When a Title is Used Versus a Deed
When you purchase a home and you sign your documents at loan closing, one of the documents that you are going to sign is a deed for your home, but what is the difference between a deed and title to a house? The deed establishes your right to claim ownership of the property. In these cases, your lending agent will hold the title of your home until such time as you are no longer indebted to them, that is until you have satisfied your mortgage. There are other instances where a deed may be used including when you transfer partial ownership to another person, when you are removing a person from the deed for the property or when you fail to pay a contractor for services they have rendered to you. In all of these cases, the title for the property remains with the primary lien holder, in most cases, your bank or lender. Once you have satisfactorily paid off your mortgage, your lender will then issue a quit claim deed and transfer the title to the property from them to you.
How Deeds are Used
For most people, their first encounter with a title is when they buy an automobile. When you purchase an automobile, you exchange a title that transfers the ownership of the vehicle from one person to another. Real estate purchases do not work in the same way.
The legal documentation that is required to change the ownership of a property is a property deed. Without the proper deed, the home title may be flawed resulting in claims being placed against the title insurance of the home. While the title for the property defines who ultimately owns the property, a property deed may change that ownership. Here is how deed and title for a house can be impacted by deeds:
A) When a home is sold – When you purchase a home or when you sell a home, a quit-claim deed is issued at the time of closing. This document includes legal information including the name(s) of the owner(s), property description, and date of transfer.
B) When a loan is paid off – For those who have paid off their mortgage in full, the lender is required to issue a quit-claim deed within a specific period of time. That quit-claim deed is then executed and provided to either the court or to an appropriate authority within the jurisdiction where the property is located. Once a property executed quit-claim deed releases a lien on a property, there is normally approximately ninety (90) days before the property title is issued.
C) Unpaid contractors – In some instances, a lien that is commonly called a mechanic's lien is placed on a home.
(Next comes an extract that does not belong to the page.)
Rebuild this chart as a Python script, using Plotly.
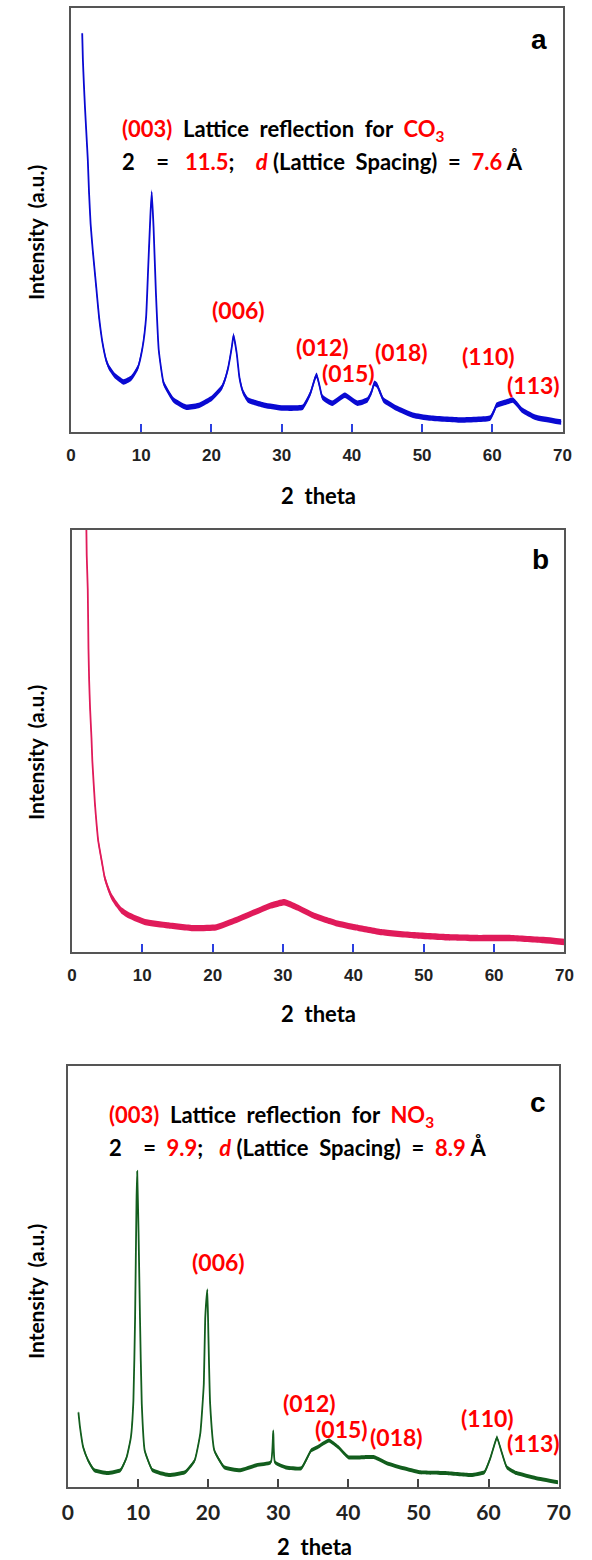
import plotly.graph_objects as go

W, H = 592, 1560

# ---------------- data ----------------
# Panel a : CO3 LDH
two_theta_a = [1.6, 1.7, 1.84, 2.0, 2.2, 2.4, 2.57, 2.8, 3.1, 3.6, 4.0, 4.5, 5.0, 5.4,
               6.3, 7.5, 8.6, 9.55, 10.2, 10.7, 11.0, 11.3, 11.5, 11.76, 12.1, 12.5,
               13.2, 14.6, 16.4, 18.3, 20.1, 21.5, 22.0, 22.4, 22.9, 23.15, 23.6, 24.0,
               24.5, 25.2, 27.5, 30.2, 33.0, 34.1, 34.5, 34.8, 35.0, 35.4, 35.8, 37.2,
               39.0, 40.8, 42.2, 42.8, 43.2, 43.6, 44.0, 44.5, 46.3, 48.7, 51.0, 55.5,
               59.7, 60.3, 60.6, 62.0, 62.9, 63.5, 64.2, 66.1, 69.8]
intensity_a = [997, 930, 870, 810, 745, 680, 600, 520, 455, 362, 287, 222, 180, 162,
               140, 125, 135, 162, 212, 287, 412, 537, 600, 512, 347, 205,
               122, 80, 62, 67, 85, 112, 135, 162, 212, 242, 197, 135,
               100, 80, 67, 60, 62, 97, 120, 137, 142, 115, 87, 72,
               92, 72, 80, 100, 122, 117, 100, 80, 60, 42, 35, 30,
               35, 55, 67, 75, 80, 70, 55, 37, 25]

# Panel b
two_theta_b = [1.95, 2.1, 2.25, 2.35, 2.45, 2.58, 2.78, 2.9, 3.27, 3.5, 3.73, 4.3, 4.65,
               5.1, 5.6, 6.25, 7.0, 8.1, 10.4, 13.6, 17.3, 20.5, 23.3, 26.0, 28.3, 30.2,
               32.0, 34.3, 36.2, 37.6, 40.3, 44.0, 48.6, 53.2, 57.8, 62.4, 67.0, 70.0]
intensity_b = [1200, 997, 912, 762, 680, 612, 537, 480, 372, 322, 280, 222, 187,
               162, 140, 122, 105, 92, 75, 67, 60, 62, 80, 100, 117, 125,
               112, 92, 80, 72, 62, 50, 42, 37, 35, 35, 30, 25]

# Panel c : NO3 LDH
two_theta_c = [1.52, 1.75, 2.2, 2.9, 3.8, 5.7, 7.5, 8.4, 9.0, 9.36, 9.6, 9.8, 9.9, 10.1,
               10.3, 10.55, 10.97, 12.1, 14.4, 16.7, 18.1, 18.9, 19.4, 19.6, 19.9, 20.05,
               20.3, 20.9, 22.3, 24.6, 26.9, 28.95, 29.3, 29.55, 31.0, 33.3, 34.7, 35.6,
               37.25, 38.6, 40.0, 42.3, 43.7, 45.5, 47.9, 50.2, 53.8, 57.5, 59.4, 60.3,
               60.9, 61.2, 61.8, 62.6, 64.0, 66.8, 69.9]
intensity_c = [188, 150, 100, 67, 42, 35, 42, 75, 125, 217, 425, 717, 795, 635,
               425, 210, 92, 42, 30, 37, 67, 135, 260, 425, 497, 385,
               210, 92, 50, 42, 55, 62, 142, 62, 50, 47, 92, 100,
               117, 100, 75, 75, 75, 60, 47, 37, 35, 30, 37, 75,
               110, 125, 92, 50, 35, 22, 12]

noise_a, noise_b, noise_c = 7, 8, 5

x_ticks = [0, 10, 20, 30, 40, 50, 60, 70]
peak_labels = ["(006)", "(012)", "(015)", "(018)", "(110)", "(113)"]
label_x_a = [19.74, 31.75, 35.5, 42.94, 55.4, 61.85]
label_y_a = [305, 212, 147, 200, 190, 117]
label_x_c = [17.46, 30.46, 35.0, 42.77, 55.8, 62.3]
label_y_c = [567, 212, 145, 125, 175, 110]

RED = "#FF0000"
COL_A = "#0A0AD2"
COL_B = "#E01B5A"
COL_C = "#135E1E"

fig = go.Figure()


def add_xrd(x, y, noise, color, xa, ya):
    lo = [v - noise for v in y]
    hi = [v + noise for v in y]
    shp = dict(shape="spline", smoothing=0.4)
    fig.add_trace(go.Scatter(x=x, y=lo, mode="lines", line=dict(width=0, color=color, **shp),
                             xaxis=xa, yaxis=ya, showlegend=False, hoverinfo="skip"))
    fig.add_trace(go.Scatter(x=x, y=hi, mode="lines", line=dict(width=0, color=color, **shp),
                             fill="tonexty", fillcolor=color,
                             xaxis=xa, yaxis=ya, showlegend=False, hoverinfo="skip"))
    fig.add_trace(go.Scatter(x=x, y=y, mode="lines",
                             line=dict(width=1.8, color=color, **shp),
                             xaxis=xa, yaxis=ya, showlegend=False))


add_xrd(two_theta_a, intensity_a, noise_a, COL_A, "x", "y")
add_xrd(two_theta_b, intensity_b, noise_b, COL_B, "x2", "y2")
add_xrd(two_theta_c, intensity_c, noise_c, COL_C, "x3", "y3")


def px(xp, yp):
    return xp / W, 1 - yp / H


domains = {
    "a": (px(67, 0)[0], px(574, 0)[0], px(0, 432)[1], px(0, 8)[1]),
    "b": (px(68, 0)[0], px(576, 0)[0], px(0, 952)[1], px(0, 530)[1]),
    "c": (px(63.7, 0)[0], px(570, 0)[0], px(0, 1487)[1], px(0, 1066)[1]),
}

tickfont_ab = dict(family="Liberation Sans", size=17, color="#222222", weight="bold")
tickfont_c = dict(family="Lato", size=21, color="#222222", weight="bold")


def xaxis_cfg(dom, tickcolor, tickfont, anchor, standoff):
    return dict(domain=[dom[0], dom[1]], range=[0, 70], tickvals=x_ticks,
                ticks="inside", ticklen=8, tickwidth=2, tickcolor=tickcolor,
                showline=True, mirror=True, linecolor="#555555", linewidth=2,
                showgrid=False, zeroline=False, tickfont=tickfont, anchor=anchor,
                ticklabelstandoff=standoff)


def yaxis_cfg(dom, anchor):
    return dict(domain=[dom[2], dom[3]], range=[0, 1060], showticklabels=False,
                ticks="", showline=True, mirror=True, linecolor="#555555", linewidth=2,
                showgrid=False, zeroline=False, anchor=anchor)


fig.update_layout(
    width=W, height=H, autosize=False,
    margin=dict(l=0, r=0, t=0, b=0),
    paper_bgcolor="white", plot_bgcolor="white",
    xaxis=xaxis_cfg(domains["a"], "#2B3FE0", tickfont_ab, "y", 7),
    yaxis=yaxis_cfg(domains["a"], "x"),
    xaxis2=xaxis_cfg(domains["b"], "#2B3FE0", tickfont_ab, "y2", 7),
    yaxis2=yaxis_cfg(domains["b"], "x2"),
    xaxis3=xaxis_cfg(domains["c"], "#444444", tickfont_c, "y3", 6),
    yaxis3=yaxis_cfg(domains["c"], "x3"),
)

ann = []
TXT = dict(family="Lato", size=22, color="black", weight="bold")
LAB = dict(family="Lato", size=23, color=RED, weight="bold")
NB = "\u00a0"

# peak labels
for lab, lx, ly in zip(peak_labels, label_x_a, label_y_a):
    ann.append(dict(x=lx, y=ly, xref="x", yref="y", text=lab, showarrow=False,
                    xanchor="left", yanchor="middle", font=LAB))
for lab, lx, ly in zip(peak_labels, label_x_c, label_y_c):
    ann.append(dict(x=lx, y=ly, xref="x3", yref="y3", text=lab, showarrow=False,
                    xanchor="left", yanchor="middle", font=LAB))


def red(s):
    return f"<span style='color:{RED}'>{s}</span>"


# panel a text
ann.append(dict(x=7.05, y=755, xref="x", yref="y", showarrow=False, xanchor="left",
                yanchor="middle", font=TXT,
                text=red("(003)") + NB + " Lattice " + NB + "reflection " + NB + "for " + NB
                + red("CO<sub>3</sub>")))
ann.append(dict(x=7.05, y=675, xref="x", yref="y", showarrow=False, xanchor="left",
                yanchor="middle", font=TXT,
                text="2" + NB * 4 + "=" + NB * 3 + red("11.5") + ";" + NB * 4 + red("<i>d</i>")
                + " (Lattice" + NB * 2 + "Spacing)" + NB * 2 + "=" + NB * 2 + red("7.6") + " Å"))
# panel c text
ann.append(dict(x=5.57, y=935, xref="x3", yref="y3", showarrow=False, xanchor="left",
                yanchor="middle", font=TXT,
                text=red("(003)") + NB + " Lattice " + NB + "reflection " + NB + "for " + NB
                + red("NO<sub>3</sub>")))
ann.append(dict(x=5.57, y=855, xref="x3", yref="y3", showarrow=False, xanchor="left",
                yanchor="middle", font=TXT,
                text="2" + NB * 4 + "=" + NB * 2 + red("9.9") + ";" + NB * 3 + red("<i>d</i>")
                + " (Lattice" + NB * 2 + "Spacing)" + NB * 2 + "=" + NB * 2 + red("8.9") + " Å"))

# panel letters
LET = dict(family="Liberation Sans", size=28, color="black", weight="bold")
ann.append(dict(x=66.7, y=980, xref="x", yref="y", text="a", showarrow=False, font=LET))
ann.append(dict(x=66.55, y=985, xref="x2", yref="y2", text="b", showarrow=False, font=LET))
ann.append(dict(x=67.1, y=967, xref="x3", yref="y3", text="c", showarrow=False, font=LET))

# axis titles
TIT = dict(family="Lato", size=22, color="black", weight="bold")
for (xp, yp) in [(322, 495), (322, 1013), (318, 1546)]:
    xx, yy = px(xp, yp)
    ann.append(dict(x=xx, y=yy, xref="paper", yref="paper", text="2" + NB * 2 + "theta",
                    showarrow=False, font=TIT, xanchor="center", yanchor="middle"))
YT = dict(family="Lato", size=21, color="black", weight="bold")
for (xp, yp) in [(30, 233), (30, 753), (30, 1292)]:
    xx, yy = px(xp, yp)
    ann.append(dict(x=xx, y=yy, xref="paper", yref="paper",
                    text="Intensity" + NB * 2 + "(a.u.)",
                    textangle=-90, showarrow=False, font=YT,
                    xanchor="center", yanchor="middle"))

fig.update_layout(annotations=ann)

fig.write_html(
    "out.html",
    config={"displayModeBar": False, "responsive": False},
    post_script="document.body.style.margin='0';"
                "document.documentElement.style.overflow='hidden';",
)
In these cases, this is typically (although not always) as a result of hiring a contractor who performs work on a property and is not paid for that work. The contractor (in most states), has the right to place a lien against the property for the amount owed.
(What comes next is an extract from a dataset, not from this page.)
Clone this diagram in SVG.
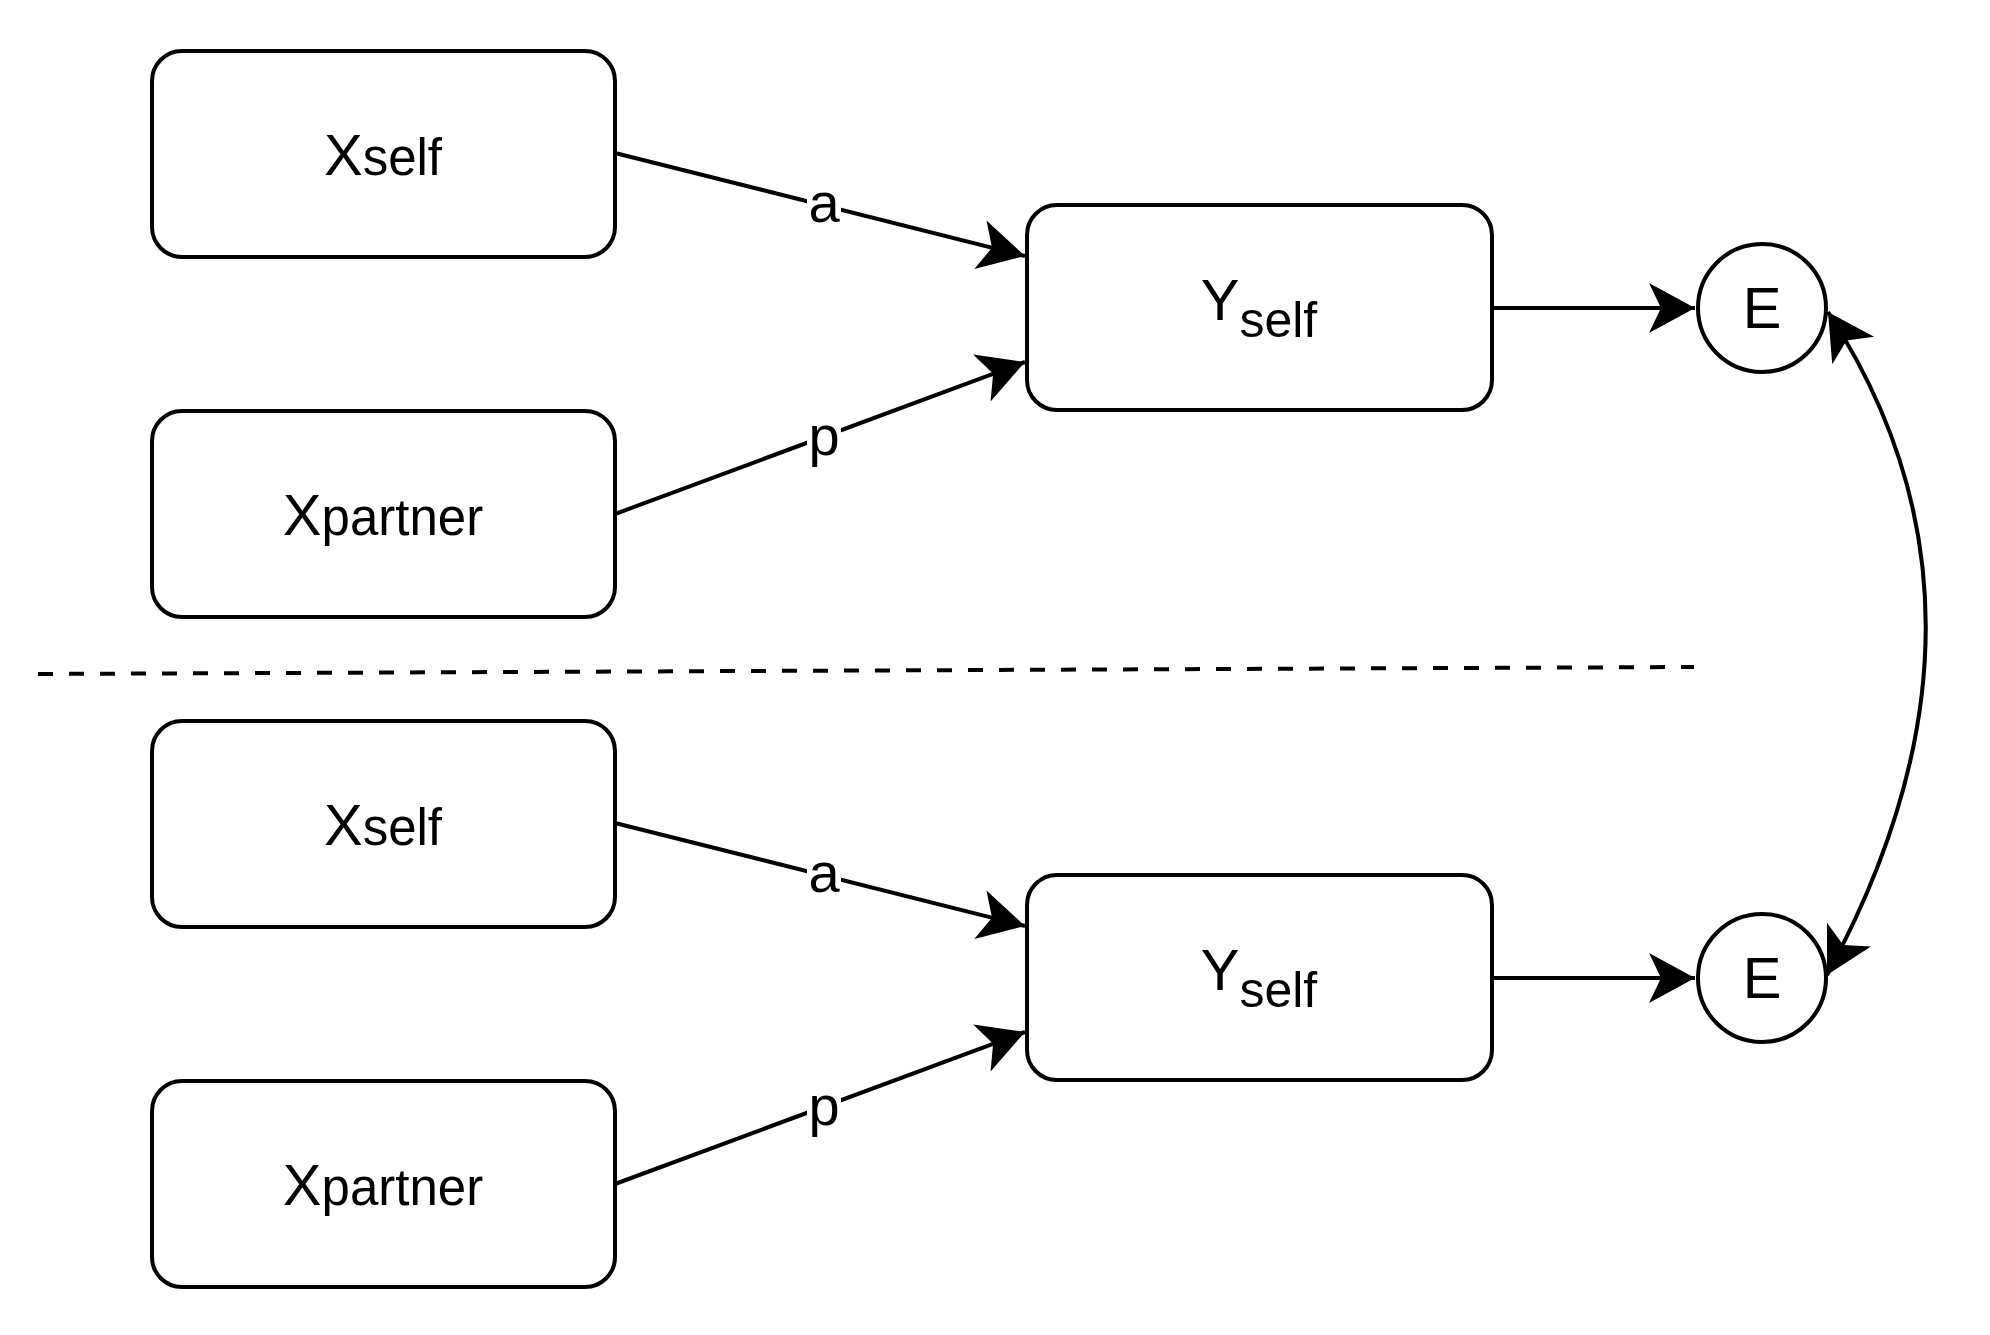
<svg xmlns="http://www.w3.org/2000/svg" width="1990" height="1335" viewBox="0 0 1990 1335">
<style>
.box{fill:#fff;stroke:#000;stroke-width:4}
.t{font-family:"Liberation Sans",Arial,sans-serif;fill:#000}
.edge{fill:none;stroke:#000;stroke-width:4}
.lbl{fill:#fff}
</style>
<defs>
<marker id="arr" markerUnits="userSpaceOnUse" markerWidth="52" markerHeight="56" viewBox="-48 -28 52 56" refX="0" refY="0" orient="auto-start-reverse">
<path d="M0,0 L-46,-25 L-34,0 L-46,25 Z" fill="#000"/>
</marker>
</defs>
<rect width="1990" height="1335" fill="#fff"/>
<g id="connectors">
<path class="edge" d="M615,153 L1025,256" marker-end="url(#arr)"/>
<path class="edge" d="M615,514 L1025,362" marker-end="url(#arr)"/>
<path class="edge" d="M1492,308 L1695,308" marker-end="url(#arr)"/>
<path class="edge" d="M615,823 L1025,926" marker-end="url(#arr)"/>
<path class="edge" d="M615,1184 L1025,1032" marker-end="url(#arr)"/>
<path class="edge" d="M1492,978 L1695,978" marker-end="url(#arr)"/>
<path class="edge" d="M1828,312 Q2024,612 1827,975" marker-start="url(#arr)" marker-end="url(#arr)"/>
<rect class="lbl" x="807" y="186" width="34" height="40"/>
<text class="t" x="824" y="222" font-size="56" text-anchor="middle">a</text>
<rect class="lbl" x="807" y="420" width="34" height="50"/>
<text class="t" x="824" y="455" font-size="56" text-anchor="middle">p</text>
<rect class="lbl" x="807" y="856" width="34" height="40"/>
<text class="t" x="824" y="892" font-size="56" text-anchor="middle">a</text>
<rect class="lbl" x="807" y="1090" width="34" height="50"/>
<text class="t" x="824" y="1125" font-size="56" text-anchor="middle">p</text>
</g>
<g id="divider">
<line x1="38" y1="674" x2="1694" y2="667" stroke="#000" stroke-width="4" stroke-dasharray="15 16"/>
</g>
<g id="xself1">
<rect class="box" x="152" y="51" width="463" height="206" rx="30"/>
<text class="t" x="383" y="175" text-anchor="middle" font-size="58">X<tspan font-size="51">self</tspan></text>
</g>
<g id="xpartner1">
<rect class="box" x="152" y="411" width="463" height="206" rx="30"/>
<text class="t" x="383" y="535" text-anchor="middle" font-size="58">X<tspan font-size="51">partner</tspan></text>
</g>
<g id="yself1">
<rect class="box" x="1027" y="205" width="465" height="205" rx="30"/>
<text class="t" x="1259" y="320" text-anchor="middle" font-size="58">Y<tspan dy="17" font-size="50">self</tspan></text>
</g>
<g id="e1">
<circle class="box" cx="1762" cy="308" r="64"/>
<text class="t" x="1762" y="328" text-anchor="middle" font-size="58">E</text>
</g>
<g id="xself2">
<rect class="box" x="152" y="721" width="463" height="206" rx="30"/>
<text class="t" x="383" y="845" text-anchor="middle" font-size="58">X<tspan font-size="51">self</tspan></text>
</g>
<g id="xpartner2">
<rect class="box" x="152" y="1081" width="463" height="206" rx="30"/>
<text class="t" x="383" y="1205" text-anchor="middle" font-size="58">X<tspan font-size="51">partner</tspan></text>
</g>
<g id="yself2">
<rect class="box" x="1027" y="875" width="465" height="205" rx="30"/>
<text class="t" x="1259" y="990" text-anchor="middle" font-size="58">Y<tspan dy="17" font-size="50">self</tspan></text>
</g>
<g id="e2">
<circle class="box" cx="1762" cy="978" r="64"/>
<text class="t" x="1762" y="998" text-anchor="middle" font-size="58">E</text>
</g>
</svg>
D) Divorce or other changes – It is not uncommon for two (or more) people to purchase a home together. In the event that one wishes to be bought out, their name would be removed from deed (resulting in their name not being on the final title).
The difference between a deed and title to a house are significant and have a legal impact on ownership. Whether you are buying a home, assuming ownership of a home or have finished paying off your mortgage, understanding the difference between a deed and a title will help you protect your legal rights. It is important to remember that while a deed tracks the legal ownership of the property, a title is the legal document that establishes full and clear rights to the property.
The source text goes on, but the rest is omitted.